Opentree browsing and curation web site. For overarching or cross-repo concerns, please see the 'germinator' repo.
http://tree.opentreeoflife.org/
BSD 2-Clause "Simplified" License
111 stars 26 forks source link

match_names matches "Genus species" and "Not Genus species" (flagged anomalies) #1009

Closed arlin closed 8 years ago

arlin commented 8 years ago

See chat room discussion from 4 Aug 2016 (13:38). There are some anomalies labeled with "Not" as in "Not Solanum lycopersicum". @jar398 explains

I had a heuristic in the matching code that prepended the “Not”, I think. I’ve replaced that with a manually curated list and the names are now set to “cluster XX12345” or whatever.

The current behavior of tnrs/match_names is that a search for "Solanum lycopersicum" hits both "Solanum lycopersicum" and "Not Solanum lycopersicum". See

curl -X POST https://api.opentreeoflife.org/v2/tnrs/match_names -H "content-type:application/json" -d '{"names":["Solanum lycopersicum"]}'

This returns "Not Solanum lycopersicum" and says is_synonym = TRUE and is_approximate_match = FALSE, which isn't what you want.
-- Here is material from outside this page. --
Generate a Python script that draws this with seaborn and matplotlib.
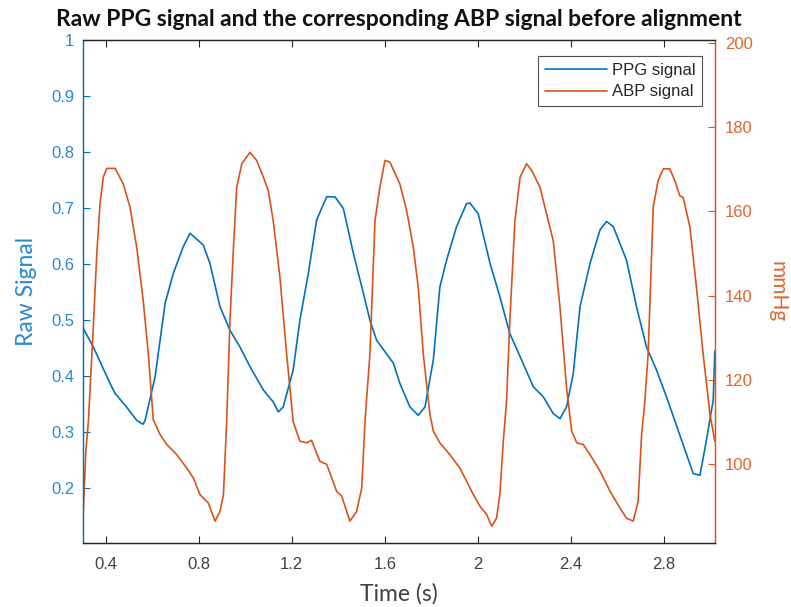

See:

   "results" : [ {
    "id" : "Solanum lycopersicum",
    "matches" : [ {
      "matched_node_id" : 3437601,
      "synonyms" : [ "Solanum esculentum", "Lycopersicon esculentum var. esculentum", "Lycopersicon cerasiforme", "Lycopersicon pyriforme", "Solanum lycopersicum", "Solanum lycopersicon", "Lycopersicon esculentum", "Lycopersicon lycopersicum", "Lycopersicum esculentum" ],
      "flags" : [ ],
      "ot:ottTaxonName" : "Solanum lycopersicum",
      "search_string" : "solanum lycopersicum",
      "matched_name" : "Solanum lycopersicum",
      "is_synonym" : false,
      "score" : 1.0,
      "tax_sources" : [ "ncbi:4081", "gbif:2930137", "irmng:11222025" ],
      "unique_name" : "Solanum lycopersicum (species in domain Eukaryota)",
      "ot:ottId" : 378964,
      "is_deprecated" : false,
      "nomenclature_code" : "ICN",
      "is_approximate_match" : false,
      "rank" : "species",
      "is_dubious" : false
    }, {
      "matched_node_id" : 4205079,
      "synonyms" : [ "Not Solanum lycopersicum", "Solanum lycopersicum" ],
      "flags" : [ ],
      "ot:ottTaxonName" : "Not Solanum lycopersicum",
      "search_string" : "solanum lycopersicum",
      "matched_name" : "Solanum lycopersicum",
      "is_synonym" : true,
      "score" : 1.0,
      "tax_sources" : [ "ncbi:4081", "silva:BABP01087923" ],
      "unique_name" : "Not Solanum lycopersicum",
      "ot:ottId" : 5254103,
      "is_deprecated" : false,
      "nomenclature_code" : "ICNP",
      "is_approximate_match" : false,
      "rank" : "no rank - terminal",
      "is_dubious" : false
    } ]
  } ]
jimallman commented 8 years ago

@jar398 says there are no more "Not XXX" names in taxonomy, nor is he expecting more. OK to close this?

arlin commented 8 years ago

Thanks. By chance, I ran the "Not solanum" example Saturday at the Phylotastic team meeting and the bug had disappeared. And the curl call above is now fixed.